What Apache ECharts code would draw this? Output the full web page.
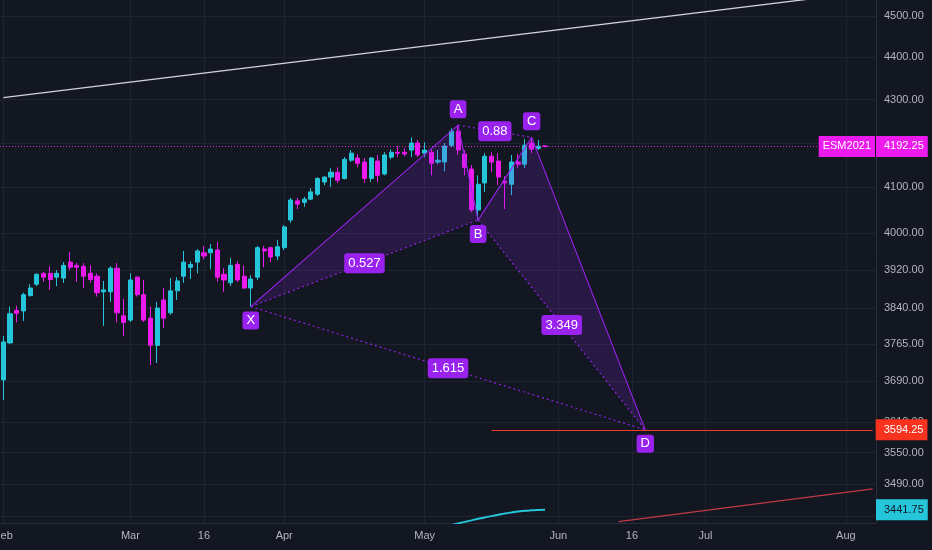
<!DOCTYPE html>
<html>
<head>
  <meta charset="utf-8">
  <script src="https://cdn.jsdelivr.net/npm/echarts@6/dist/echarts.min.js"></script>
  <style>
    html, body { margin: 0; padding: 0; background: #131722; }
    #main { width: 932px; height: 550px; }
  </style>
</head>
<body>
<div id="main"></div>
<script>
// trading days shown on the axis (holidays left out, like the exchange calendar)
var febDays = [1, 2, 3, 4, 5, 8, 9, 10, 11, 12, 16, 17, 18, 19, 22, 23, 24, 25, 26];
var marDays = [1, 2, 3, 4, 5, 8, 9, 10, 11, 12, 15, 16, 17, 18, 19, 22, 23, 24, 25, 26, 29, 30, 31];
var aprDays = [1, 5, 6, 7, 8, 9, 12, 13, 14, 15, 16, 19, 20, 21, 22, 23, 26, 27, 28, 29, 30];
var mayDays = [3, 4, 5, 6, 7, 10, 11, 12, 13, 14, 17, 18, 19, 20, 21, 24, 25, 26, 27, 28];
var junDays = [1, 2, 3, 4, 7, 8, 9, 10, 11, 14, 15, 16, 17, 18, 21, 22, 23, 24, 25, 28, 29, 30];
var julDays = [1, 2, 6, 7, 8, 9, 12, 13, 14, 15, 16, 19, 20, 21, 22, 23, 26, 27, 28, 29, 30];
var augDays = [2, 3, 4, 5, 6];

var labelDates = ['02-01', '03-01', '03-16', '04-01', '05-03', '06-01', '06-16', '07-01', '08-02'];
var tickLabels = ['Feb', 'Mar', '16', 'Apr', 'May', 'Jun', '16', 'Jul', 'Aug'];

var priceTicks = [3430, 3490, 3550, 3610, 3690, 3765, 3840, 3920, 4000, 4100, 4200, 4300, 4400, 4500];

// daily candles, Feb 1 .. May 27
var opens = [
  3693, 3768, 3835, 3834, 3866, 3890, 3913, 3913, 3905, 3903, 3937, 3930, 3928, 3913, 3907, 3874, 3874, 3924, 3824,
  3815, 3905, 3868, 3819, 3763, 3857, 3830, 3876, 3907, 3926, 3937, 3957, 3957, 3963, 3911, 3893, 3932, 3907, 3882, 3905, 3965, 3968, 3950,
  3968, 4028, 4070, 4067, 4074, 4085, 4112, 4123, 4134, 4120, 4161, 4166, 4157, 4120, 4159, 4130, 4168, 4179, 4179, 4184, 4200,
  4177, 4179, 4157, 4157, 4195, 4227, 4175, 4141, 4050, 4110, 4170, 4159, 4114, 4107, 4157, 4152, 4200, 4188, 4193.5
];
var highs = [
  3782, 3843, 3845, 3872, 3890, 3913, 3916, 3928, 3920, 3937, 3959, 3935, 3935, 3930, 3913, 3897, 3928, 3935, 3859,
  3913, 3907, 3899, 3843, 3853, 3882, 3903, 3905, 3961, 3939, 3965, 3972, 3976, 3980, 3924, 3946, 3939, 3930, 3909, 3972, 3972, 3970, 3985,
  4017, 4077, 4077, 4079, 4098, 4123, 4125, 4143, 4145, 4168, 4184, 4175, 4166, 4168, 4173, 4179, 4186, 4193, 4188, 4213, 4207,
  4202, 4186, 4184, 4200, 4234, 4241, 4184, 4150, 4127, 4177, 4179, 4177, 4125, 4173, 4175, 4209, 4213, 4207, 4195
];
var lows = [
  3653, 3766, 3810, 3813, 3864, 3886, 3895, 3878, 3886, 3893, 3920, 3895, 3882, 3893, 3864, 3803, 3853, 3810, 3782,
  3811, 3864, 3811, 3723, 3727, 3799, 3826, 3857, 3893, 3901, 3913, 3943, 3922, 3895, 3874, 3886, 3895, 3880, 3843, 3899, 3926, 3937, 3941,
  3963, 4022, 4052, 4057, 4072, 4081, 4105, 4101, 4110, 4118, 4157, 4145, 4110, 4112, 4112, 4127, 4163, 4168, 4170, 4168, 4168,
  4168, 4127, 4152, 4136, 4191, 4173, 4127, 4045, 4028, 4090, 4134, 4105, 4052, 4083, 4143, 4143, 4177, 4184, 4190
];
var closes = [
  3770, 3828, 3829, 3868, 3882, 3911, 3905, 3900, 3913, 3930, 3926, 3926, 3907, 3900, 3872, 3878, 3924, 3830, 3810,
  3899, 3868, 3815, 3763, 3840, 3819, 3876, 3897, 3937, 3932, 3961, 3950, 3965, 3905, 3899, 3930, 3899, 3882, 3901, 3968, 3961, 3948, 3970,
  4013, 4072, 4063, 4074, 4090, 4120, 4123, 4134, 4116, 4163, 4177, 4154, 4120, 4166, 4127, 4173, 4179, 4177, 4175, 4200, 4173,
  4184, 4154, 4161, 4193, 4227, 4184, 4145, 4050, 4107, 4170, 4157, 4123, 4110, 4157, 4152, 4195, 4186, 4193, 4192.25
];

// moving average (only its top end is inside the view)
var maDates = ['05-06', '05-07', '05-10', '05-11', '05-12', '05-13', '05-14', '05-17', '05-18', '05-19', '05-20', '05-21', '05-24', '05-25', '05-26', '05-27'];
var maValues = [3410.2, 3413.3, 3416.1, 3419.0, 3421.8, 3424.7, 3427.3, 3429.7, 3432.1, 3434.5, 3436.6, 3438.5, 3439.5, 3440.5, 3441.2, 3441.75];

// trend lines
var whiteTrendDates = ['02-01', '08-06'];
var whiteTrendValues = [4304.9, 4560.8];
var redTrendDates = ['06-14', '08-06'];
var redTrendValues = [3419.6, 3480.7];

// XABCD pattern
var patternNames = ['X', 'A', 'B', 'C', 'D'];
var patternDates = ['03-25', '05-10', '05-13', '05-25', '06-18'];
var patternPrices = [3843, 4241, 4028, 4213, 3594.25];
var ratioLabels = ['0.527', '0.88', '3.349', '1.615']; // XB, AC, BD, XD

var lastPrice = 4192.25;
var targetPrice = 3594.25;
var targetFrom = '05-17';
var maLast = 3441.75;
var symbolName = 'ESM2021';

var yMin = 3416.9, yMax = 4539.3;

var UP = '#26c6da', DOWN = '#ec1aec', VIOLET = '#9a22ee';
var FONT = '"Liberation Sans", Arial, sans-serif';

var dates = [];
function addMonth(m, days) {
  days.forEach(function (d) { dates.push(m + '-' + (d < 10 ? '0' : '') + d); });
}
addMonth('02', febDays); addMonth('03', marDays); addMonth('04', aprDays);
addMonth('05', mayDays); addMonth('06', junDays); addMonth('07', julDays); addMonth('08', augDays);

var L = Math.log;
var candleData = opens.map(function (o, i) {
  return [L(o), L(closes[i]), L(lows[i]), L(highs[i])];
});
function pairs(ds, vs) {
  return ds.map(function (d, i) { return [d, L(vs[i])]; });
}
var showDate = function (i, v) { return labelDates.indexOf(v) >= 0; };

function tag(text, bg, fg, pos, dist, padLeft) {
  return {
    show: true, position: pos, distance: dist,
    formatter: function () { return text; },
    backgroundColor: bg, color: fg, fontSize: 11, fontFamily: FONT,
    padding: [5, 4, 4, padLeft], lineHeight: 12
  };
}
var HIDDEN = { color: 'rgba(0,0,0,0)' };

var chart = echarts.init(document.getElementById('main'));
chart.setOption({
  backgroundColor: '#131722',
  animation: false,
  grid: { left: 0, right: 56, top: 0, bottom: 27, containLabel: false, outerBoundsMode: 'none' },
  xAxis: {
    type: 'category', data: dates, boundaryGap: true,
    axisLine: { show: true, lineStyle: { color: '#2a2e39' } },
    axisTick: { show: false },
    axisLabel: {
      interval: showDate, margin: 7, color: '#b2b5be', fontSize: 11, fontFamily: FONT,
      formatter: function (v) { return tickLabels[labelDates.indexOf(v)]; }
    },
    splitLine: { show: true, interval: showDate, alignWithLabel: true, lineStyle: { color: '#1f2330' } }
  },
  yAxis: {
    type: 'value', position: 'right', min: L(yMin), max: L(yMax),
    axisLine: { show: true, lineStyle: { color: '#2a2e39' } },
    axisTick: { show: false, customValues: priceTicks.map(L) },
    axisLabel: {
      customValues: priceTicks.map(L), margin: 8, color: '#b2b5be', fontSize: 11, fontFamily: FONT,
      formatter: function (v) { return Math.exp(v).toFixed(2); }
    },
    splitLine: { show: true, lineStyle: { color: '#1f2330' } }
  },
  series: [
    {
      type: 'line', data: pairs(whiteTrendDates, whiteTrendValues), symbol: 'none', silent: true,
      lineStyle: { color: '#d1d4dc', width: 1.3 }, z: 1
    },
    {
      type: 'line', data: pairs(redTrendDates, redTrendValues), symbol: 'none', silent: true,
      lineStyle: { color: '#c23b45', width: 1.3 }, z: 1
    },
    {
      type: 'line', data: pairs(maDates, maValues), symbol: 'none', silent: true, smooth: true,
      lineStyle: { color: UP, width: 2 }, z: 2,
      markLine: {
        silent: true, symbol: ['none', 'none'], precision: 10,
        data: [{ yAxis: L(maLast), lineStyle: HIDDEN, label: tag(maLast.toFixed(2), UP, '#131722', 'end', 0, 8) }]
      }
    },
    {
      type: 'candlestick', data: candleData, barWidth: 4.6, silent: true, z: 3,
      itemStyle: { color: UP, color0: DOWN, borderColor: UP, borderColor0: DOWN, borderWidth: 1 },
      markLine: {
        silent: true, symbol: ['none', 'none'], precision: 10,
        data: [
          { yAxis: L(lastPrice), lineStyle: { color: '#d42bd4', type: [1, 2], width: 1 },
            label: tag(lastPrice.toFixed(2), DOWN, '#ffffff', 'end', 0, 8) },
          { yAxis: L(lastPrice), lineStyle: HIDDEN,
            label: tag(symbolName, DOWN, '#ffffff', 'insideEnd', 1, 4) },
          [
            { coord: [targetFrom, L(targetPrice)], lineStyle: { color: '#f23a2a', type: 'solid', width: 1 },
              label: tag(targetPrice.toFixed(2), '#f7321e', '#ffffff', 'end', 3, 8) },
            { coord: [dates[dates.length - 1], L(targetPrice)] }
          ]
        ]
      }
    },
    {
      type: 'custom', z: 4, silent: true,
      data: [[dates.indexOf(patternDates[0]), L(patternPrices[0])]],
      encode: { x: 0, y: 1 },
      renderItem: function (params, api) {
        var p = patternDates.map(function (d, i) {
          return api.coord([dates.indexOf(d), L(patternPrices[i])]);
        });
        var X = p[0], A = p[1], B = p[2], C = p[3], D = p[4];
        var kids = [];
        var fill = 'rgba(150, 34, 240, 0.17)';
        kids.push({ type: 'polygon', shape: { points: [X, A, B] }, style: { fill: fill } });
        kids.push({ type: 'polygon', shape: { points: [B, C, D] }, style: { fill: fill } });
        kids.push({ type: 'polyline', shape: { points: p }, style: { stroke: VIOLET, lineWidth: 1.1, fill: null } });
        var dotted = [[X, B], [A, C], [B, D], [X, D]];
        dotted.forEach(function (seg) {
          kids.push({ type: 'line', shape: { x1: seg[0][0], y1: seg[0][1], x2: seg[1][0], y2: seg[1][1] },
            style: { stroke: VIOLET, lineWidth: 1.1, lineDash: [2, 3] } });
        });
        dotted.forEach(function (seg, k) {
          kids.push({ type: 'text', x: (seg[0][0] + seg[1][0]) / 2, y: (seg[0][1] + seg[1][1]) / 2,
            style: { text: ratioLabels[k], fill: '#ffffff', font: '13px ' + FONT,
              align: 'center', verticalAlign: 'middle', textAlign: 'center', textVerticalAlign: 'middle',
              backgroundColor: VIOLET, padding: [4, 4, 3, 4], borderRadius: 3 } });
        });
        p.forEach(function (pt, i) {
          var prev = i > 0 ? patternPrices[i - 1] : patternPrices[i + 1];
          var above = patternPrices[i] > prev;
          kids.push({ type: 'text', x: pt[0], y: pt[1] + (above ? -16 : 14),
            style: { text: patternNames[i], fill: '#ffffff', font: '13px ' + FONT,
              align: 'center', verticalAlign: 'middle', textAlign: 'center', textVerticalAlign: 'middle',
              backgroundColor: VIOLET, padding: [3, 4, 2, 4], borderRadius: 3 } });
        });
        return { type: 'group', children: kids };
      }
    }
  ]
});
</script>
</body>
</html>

════════

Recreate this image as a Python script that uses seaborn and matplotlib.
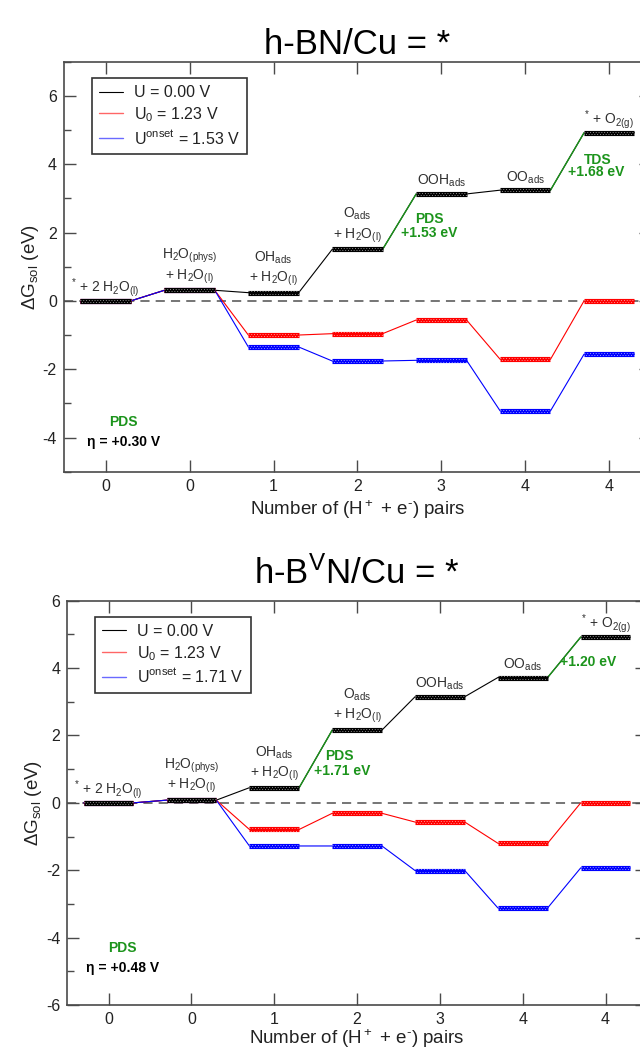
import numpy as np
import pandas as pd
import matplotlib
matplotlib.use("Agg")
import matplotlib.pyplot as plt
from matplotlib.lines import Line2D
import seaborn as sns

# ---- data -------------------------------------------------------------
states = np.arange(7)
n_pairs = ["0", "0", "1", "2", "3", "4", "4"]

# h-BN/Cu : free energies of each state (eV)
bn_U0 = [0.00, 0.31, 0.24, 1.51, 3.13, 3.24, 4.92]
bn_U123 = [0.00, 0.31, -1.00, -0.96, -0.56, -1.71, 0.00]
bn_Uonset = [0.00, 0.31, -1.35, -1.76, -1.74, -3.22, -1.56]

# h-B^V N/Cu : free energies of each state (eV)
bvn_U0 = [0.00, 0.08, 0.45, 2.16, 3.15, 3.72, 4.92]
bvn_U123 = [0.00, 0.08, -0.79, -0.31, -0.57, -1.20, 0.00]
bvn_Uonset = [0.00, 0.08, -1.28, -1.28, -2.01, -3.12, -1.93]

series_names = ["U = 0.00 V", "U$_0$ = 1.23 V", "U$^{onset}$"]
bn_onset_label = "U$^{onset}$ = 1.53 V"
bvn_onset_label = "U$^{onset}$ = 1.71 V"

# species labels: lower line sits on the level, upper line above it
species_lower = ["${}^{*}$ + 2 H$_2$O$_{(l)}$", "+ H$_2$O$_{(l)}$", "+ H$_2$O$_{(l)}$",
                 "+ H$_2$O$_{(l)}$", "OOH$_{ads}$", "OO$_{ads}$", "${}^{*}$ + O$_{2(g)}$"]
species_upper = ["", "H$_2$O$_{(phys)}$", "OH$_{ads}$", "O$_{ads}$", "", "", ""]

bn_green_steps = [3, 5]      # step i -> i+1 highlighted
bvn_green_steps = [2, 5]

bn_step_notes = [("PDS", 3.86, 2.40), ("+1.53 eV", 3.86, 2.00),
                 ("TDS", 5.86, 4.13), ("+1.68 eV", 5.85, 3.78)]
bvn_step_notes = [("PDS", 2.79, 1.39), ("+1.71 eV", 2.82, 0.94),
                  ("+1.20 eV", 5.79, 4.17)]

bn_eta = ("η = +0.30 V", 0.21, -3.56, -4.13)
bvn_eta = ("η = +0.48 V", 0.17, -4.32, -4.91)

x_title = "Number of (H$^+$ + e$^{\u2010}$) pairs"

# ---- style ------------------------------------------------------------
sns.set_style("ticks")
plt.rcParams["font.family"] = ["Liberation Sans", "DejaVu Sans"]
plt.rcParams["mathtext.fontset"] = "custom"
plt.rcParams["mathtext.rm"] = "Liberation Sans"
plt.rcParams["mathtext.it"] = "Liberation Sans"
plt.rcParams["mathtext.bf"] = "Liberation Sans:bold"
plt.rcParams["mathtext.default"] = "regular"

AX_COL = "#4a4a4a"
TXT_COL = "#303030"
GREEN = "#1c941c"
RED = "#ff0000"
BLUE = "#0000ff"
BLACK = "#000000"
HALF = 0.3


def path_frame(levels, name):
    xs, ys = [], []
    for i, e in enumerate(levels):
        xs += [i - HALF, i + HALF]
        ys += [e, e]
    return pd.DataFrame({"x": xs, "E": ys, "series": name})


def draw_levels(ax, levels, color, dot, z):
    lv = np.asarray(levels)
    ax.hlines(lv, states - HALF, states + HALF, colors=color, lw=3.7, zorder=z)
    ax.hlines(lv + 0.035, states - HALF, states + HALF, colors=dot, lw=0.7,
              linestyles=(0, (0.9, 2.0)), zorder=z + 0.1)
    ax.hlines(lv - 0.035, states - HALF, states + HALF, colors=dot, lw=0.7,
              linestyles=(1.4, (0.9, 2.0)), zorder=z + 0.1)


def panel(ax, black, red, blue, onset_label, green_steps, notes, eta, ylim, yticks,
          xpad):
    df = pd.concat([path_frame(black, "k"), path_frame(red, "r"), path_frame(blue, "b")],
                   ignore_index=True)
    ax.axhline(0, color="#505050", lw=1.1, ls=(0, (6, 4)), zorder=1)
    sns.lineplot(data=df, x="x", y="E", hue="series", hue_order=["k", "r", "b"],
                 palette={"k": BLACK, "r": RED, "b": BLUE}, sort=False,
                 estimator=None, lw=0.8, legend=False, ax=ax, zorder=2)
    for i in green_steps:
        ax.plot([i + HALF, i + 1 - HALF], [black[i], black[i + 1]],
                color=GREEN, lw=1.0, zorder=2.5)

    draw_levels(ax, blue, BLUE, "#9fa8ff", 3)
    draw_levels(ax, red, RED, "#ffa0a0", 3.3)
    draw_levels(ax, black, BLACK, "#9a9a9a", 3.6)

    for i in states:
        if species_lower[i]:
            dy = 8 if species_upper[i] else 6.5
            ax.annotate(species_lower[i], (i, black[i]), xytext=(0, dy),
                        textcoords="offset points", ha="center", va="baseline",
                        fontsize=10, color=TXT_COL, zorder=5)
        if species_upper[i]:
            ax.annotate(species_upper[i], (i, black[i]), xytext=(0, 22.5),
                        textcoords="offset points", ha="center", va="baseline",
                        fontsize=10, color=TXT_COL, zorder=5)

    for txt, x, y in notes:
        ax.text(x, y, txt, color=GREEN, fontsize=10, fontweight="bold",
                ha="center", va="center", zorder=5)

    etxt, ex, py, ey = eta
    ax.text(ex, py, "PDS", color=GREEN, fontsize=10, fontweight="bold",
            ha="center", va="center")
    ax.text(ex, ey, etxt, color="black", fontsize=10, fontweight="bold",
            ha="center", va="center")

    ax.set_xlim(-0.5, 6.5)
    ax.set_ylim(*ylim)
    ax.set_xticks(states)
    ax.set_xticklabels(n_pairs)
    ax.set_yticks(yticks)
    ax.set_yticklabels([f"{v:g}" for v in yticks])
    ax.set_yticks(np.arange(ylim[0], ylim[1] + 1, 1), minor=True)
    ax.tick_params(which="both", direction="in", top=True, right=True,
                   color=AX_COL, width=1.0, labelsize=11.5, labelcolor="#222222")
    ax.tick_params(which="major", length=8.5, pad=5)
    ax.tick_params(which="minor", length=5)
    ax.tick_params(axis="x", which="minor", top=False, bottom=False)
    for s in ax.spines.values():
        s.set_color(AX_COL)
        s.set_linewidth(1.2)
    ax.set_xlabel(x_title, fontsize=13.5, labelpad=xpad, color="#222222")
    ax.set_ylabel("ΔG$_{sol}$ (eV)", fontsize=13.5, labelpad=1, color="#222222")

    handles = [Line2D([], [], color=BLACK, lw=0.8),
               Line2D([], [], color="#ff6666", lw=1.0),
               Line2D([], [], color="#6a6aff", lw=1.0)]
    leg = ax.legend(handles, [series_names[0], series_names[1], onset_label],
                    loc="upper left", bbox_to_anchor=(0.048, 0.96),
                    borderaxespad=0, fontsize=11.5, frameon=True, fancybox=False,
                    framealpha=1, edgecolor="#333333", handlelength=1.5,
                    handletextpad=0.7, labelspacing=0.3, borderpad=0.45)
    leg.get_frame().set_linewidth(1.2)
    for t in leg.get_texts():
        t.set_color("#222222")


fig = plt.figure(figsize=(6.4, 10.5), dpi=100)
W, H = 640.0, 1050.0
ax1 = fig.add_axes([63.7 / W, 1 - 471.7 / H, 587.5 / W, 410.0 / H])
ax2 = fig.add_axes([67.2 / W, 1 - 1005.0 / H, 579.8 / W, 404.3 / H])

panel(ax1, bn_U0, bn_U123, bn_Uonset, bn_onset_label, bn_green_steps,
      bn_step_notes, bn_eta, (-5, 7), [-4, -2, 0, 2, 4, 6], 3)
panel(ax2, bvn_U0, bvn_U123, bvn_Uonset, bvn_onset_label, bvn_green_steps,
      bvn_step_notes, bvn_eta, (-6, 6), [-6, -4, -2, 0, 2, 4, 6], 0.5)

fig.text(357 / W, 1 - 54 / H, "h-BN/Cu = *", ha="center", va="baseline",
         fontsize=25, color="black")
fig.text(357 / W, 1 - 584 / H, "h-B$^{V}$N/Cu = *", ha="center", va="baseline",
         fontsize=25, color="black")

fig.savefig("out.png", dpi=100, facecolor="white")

════════

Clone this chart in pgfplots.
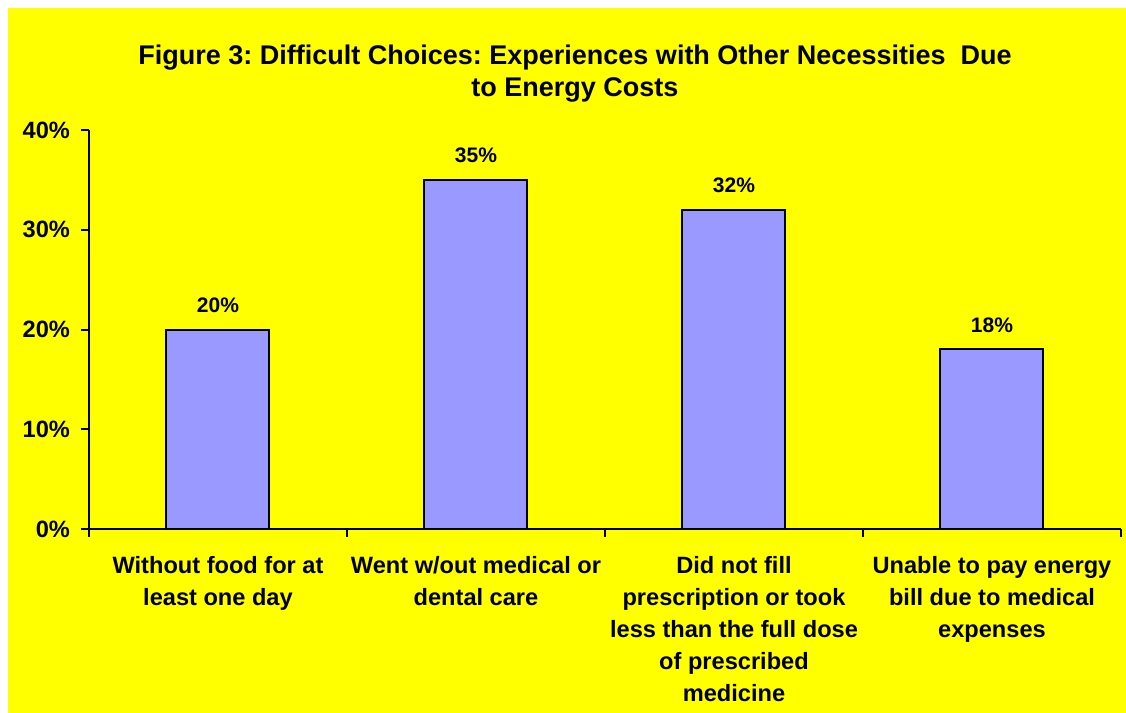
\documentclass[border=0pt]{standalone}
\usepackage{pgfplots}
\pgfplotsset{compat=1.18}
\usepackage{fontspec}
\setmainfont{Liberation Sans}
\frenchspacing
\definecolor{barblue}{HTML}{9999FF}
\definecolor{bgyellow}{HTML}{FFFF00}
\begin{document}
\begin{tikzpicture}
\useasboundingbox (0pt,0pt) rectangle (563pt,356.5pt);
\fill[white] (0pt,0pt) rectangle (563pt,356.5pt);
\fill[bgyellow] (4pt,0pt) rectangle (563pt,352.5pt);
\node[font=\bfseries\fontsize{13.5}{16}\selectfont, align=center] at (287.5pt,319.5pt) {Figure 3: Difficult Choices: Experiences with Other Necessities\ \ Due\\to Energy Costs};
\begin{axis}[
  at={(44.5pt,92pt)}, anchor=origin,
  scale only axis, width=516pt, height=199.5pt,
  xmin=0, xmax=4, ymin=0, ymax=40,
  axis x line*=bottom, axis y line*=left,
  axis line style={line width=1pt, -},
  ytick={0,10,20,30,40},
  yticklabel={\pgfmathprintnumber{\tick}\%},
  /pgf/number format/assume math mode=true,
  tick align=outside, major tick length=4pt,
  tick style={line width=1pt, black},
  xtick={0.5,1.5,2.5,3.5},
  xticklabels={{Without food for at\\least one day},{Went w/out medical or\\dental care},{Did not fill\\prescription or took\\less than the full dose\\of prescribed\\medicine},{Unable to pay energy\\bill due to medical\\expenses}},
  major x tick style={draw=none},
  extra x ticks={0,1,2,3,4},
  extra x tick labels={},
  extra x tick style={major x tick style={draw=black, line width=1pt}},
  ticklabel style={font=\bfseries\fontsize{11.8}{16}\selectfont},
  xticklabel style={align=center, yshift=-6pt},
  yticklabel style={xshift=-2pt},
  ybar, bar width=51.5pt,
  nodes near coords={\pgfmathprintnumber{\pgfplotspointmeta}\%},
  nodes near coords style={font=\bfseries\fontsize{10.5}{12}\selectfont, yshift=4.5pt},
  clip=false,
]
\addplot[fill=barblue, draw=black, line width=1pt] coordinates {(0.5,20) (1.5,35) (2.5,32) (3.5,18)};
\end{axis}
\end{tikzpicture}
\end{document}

════════

Leaving the pictures out, write out exactly the lines from the line containing "Recreate this image" through the line containing "bn_Uonset = [0.00, 0.31, -1.35, -1.76, -1.74, -3.22, -1.56]", both included.

Recreate this image as a Python script that uses seaborn and matplotlib.
import numpy as np
import pandas as pd
import matplotlib
matplotlib.use("Agg")
import matplotlib.pyplot as plt
from matplotlib.lines import Line2D
import seaborn as sns

# ---- data -------------------------------------------------------------
states = np.arange(7)
n_pairs = ["0", "0", "1", "2", "3", "4", "4"]

# h-BN/Cu : free energies of each state (eV)
bn_U0 = [0.00, 0.31, 0.24, 1.51, 3.13, 3.24, 4.92]
bn_U123 = [0.00, 0.31, -1.00, -0.96, -0.56, -1.71, 0.00]
bn_Uonset = [0.00, 0.31, -1.35, -1.76, -1.74, -3.22, -1.56]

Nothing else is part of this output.